その物件は、確かに横浜駅から4,5分、でも寂しい通り。でもって古ーい感じ丸出しで、しかも2階に他の英会話教室が入っていました。
「これ、無理ですよ。英会話教室入ってるし。。。」 「あらあら、そうだな」 と社長も納得し、取りあえず事務所に戻る事になりました。

*

よほど暇だったのか、事務所の応接室に戻ってから長い世間話になりました。僕にとってはとても参考になり、今考えるとお礼を言いたいくらいです。
その社長の会社は創業17年。一代で大きくして、なんと来年は上場しようと言う結構大きな会社の社長でした。事務所に帰ってから延々2時間くらい話をしました。
社長は大学時代ESSに居て、英語は達者な様です。賃貸のみならず、海外の輸入住宅も手がけていて、かなり仕事で海外に行かれている様でした。恐らく僕より英語は達者だったでしょう。
その社長の言われる事で、大変合っていると思えた事がありました。

「本物の創業者は、100%にだけ賭けるんだ」と。

最初僕はそれを聞いて「それはローリスクローリターンじゃないですか」と言いました。
100%に賭けるのなら誰でもできる。でもその結果得られるものはほんのわずかな物だと。冒険が必要ではないかと。
僕の考えは、危険なき事に得る物少なし、と言うものでした。虎穴に入らずして虎子を得ずですか。それを恐れては何も出来ない。ハイリスクハイリターン。これが人生における賭けだと言うある種の僕の「美学」だったのです。失敗を恐れていたら何も出来ないと。

しかし社長は言います。
今までどれだけそう言って失敗している人間を見てきたか。職業柄、客には事業主が多く、その人達の行く末も見てきているのです。僕のような考えの人間のほとんどが失敗し、悲惨な行く末をたどっているのを見てきているのです。
さらに社長は言います。自分が本当に100%成功できる事に賭けて、少しずつ成功して、それを積み重ねて行く事が出来る人間が真の事業者だ、と。
そう聞いたとき、僕はそれは正論だと思いました。その社長の言う100%とは、言葉のニュアンスから言えば、自分が100%確信している事に賭けると言う事だと思います。

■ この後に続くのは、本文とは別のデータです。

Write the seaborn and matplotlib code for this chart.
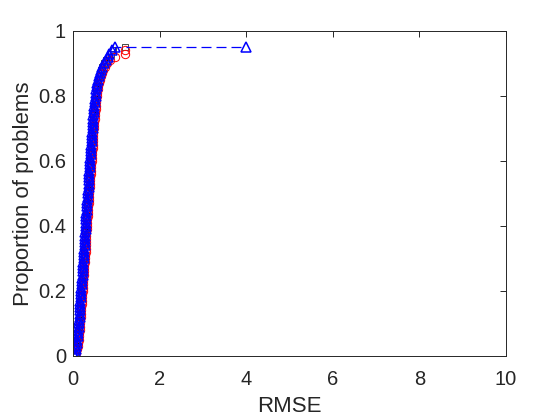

その社長 は今の事業を始めたとき、わずか7坪の店舗で始めたらしいです。その時既に家族が居て、それを養って行くに十分な蓄えがあった状態だったらしいです。
僕は蓄え何てほとんどないです。それでも駅からすぐ近くの15,6坪の店舗を構えようと思っています。家賃で言えば多分3倍以上でしょう。そう言った始め方に社長は疑問を持って接してくれました。よく言われるのは「小さく始めて大きく育てる」と言う創業手法です。それは自己資本が少ないなりに出来ることから始めて、それを大きく育てるまでのビジョンを持つ事でしょう。これは、Hさんとの話も含め、後に大きく影響を持って響いて行きます。